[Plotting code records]
——————————

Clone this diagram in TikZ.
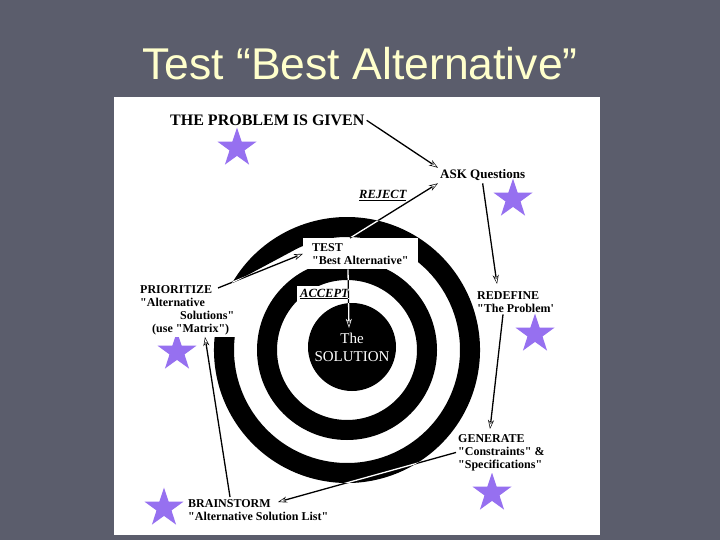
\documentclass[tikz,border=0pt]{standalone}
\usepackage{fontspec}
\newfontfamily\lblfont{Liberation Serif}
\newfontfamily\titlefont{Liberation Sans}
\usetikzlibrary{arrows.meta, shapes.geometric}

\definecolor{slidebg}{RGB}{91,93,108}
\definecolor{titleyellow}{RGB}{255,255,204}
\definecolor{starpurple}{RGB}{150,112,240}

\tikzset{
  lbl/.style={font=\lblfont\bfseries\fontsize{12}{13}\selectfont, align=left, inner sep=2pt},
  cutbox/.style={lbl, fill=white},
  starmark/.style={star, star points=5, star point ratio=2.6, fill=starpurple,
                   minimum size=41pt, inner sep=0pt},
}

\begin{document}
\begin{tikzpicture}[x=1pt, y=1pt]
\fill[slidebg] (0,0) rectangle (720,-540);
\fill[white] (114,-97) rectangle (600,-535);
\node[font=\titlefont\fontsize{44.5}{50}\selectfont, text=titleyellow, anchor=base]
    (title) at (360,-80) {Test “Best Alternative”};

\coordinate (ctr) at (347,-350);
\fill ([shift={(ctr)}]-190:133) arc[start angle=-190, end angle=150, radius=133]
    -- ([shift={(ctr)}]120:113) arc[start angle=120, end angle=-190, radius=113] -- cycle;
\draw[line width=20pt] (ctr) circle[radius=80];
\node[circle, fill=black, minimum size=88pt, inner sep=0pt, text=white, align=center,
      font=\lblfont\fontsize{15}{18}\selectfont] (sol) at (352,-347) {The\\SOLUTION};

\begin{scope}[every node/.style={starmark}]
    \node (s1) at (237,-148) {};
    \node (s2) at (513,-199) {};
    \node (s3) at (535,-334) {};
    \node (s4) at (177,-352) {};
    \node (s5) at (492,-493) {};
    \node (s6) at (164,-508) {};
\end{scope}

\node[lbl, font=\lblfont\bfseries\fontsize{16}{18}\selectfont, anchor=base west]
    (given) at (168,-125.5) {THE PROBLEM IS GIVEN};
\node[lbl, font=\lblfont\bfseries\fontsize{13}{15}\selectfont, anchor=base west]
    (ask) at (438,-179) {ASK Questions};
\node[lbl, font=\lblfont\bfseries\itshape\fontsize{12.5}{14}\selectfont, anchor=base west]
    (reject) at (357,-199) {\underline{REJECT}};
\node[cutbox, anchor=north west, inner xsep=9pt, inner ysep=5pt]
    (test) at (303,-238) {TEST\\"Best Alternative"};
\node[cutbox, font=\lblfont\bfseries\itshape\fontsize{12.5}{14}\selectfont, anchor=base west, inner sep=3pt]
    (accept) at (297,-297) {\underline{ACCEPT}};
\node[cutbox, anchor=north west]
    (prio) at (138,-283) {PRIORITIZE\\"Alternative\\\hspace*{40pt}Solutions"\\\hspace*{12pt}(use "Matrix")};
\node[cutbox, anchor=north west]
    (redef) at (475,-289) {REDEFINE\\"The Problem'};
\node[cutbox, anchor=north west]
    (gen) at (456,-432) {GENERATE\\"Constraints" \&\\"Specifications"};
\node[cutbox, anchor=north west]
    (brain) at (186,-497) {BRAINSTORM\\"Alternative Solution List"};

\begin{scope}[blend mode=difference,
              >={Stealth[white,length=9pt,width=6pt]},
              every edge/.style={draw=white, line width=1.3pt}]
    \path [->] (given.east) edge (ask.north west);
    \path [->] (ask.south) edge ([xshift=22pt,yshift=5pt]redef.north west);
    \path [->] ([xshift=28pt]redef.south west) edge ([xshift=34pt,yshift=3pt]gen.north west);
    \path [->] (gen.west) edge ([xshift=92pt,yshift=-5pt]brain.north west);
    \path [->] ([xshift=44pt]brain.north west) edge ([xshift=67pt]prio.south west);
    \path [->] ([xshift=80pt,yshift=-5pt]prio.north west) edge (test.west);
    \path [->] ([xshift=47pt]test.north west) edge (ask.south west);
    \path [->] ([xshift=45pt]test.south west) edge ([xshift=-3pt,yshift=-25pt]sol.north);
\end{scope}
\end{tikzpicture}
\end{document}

——————————

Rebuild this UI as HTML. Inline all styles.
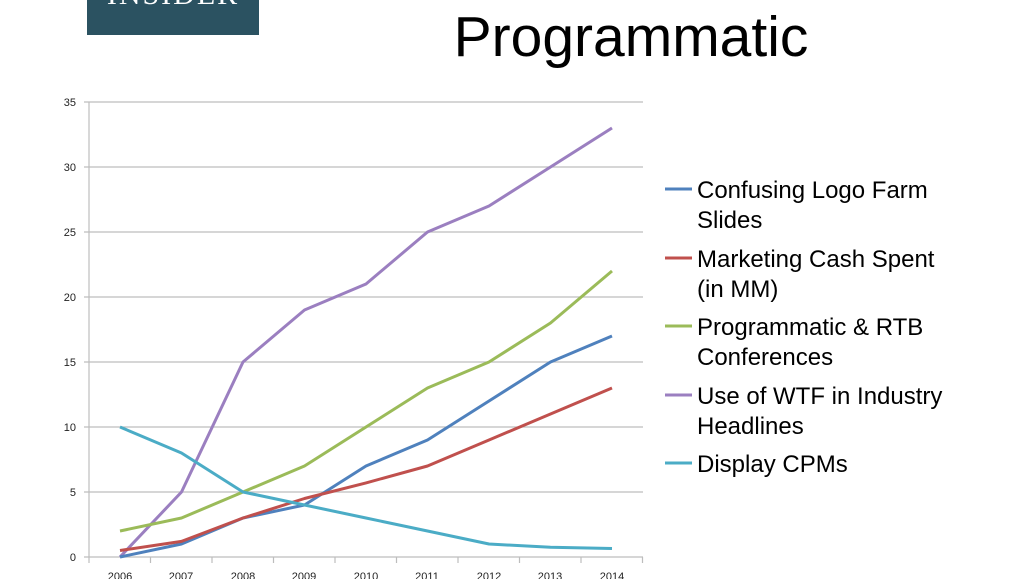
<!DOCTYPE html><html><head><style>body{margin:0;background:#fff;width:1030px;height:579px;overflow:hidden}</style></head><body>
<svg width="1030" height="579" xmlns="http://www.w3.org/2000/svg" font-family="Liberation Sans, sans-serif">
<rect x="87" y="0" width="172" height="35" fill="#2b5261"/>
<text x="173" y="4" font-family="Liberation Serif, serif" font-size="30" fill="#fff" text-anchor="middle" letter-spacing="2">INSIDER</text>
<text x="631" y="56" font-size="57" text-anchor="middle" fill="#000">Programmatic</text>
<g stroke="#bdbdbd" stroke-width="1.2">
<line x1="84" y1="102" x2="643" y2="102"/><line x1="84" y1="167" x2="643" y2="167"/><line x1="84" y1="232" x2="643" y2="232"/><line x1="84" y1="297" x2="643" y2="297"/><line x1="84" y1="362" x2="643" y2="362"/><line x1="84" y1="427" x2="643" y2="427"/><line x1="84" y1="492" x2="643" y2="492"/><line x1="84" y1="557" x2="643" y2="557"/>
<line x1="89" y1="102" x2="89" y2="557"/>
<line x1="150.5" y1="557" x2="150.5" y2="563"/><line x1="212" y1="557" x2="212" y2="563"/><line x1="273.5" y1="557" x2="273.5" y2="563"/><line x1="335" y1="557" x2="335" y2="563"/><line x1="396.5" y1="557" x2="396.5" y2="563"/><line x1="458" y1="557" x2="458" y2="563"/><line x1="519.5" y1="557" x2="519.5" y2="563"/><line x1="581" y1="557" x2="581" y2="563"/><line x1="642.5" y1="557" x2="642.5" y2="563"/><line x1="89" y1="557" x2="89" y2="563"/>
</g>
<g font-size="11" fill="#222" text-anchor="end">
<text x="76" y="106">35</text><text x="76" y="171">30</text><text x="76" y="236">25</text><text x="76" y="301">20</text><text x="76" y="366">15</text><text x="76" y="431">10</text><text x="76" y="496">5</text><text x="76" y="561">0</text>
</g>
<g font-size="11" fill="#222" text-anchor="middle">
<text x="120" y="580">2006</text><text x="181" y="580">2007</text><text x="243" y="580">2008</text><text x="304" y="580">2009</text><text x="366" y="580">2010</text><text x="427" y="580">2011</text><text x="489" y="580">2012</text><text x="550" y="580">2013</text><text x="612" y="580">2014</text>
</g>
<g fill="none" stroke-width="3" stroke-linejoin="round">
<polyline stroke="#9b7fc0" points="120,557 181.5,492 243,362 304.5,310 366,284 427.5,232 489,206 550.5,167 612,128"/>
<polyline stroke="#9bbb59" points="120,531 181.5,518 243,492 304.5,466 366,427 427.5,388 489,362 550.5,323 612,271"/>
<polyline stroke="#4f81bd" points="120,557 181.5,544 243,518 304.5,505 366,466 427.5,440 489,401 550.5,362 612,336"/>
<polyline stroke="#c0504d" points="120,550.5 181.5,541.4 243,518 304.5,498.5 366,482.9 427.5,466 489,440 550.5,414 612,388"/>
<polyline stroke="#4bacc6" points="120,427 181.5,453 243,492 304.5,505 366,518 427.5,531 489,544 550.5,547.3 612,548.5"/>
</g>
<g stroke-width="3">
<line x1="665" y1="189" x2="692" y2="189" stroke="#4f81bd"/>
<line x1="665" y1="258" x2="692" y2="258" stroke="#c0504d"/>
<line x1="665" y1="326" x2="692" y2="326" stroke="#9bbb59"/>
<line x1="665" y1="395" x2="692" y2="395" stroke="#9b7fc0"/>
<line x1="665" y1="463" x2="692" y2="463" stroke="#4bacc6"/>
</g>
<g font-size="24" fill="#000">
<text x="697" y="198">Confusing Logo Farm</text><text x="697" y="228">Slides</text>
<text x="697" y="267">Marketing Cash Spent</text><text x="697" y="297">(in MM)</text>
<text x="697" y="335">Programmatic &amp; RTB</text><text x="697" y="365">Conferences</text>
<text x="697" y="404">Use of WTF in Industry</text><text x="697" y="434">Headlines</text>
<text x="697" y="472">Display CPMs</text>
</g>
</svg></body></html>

——————————

*EXERCISE REQUIREMENTS*.
Copy out each line of the material that holds the word "this".

*REPLY*.
Clone this diagram in TikZ.
Rebuild this UI as HTML. Inline all styles.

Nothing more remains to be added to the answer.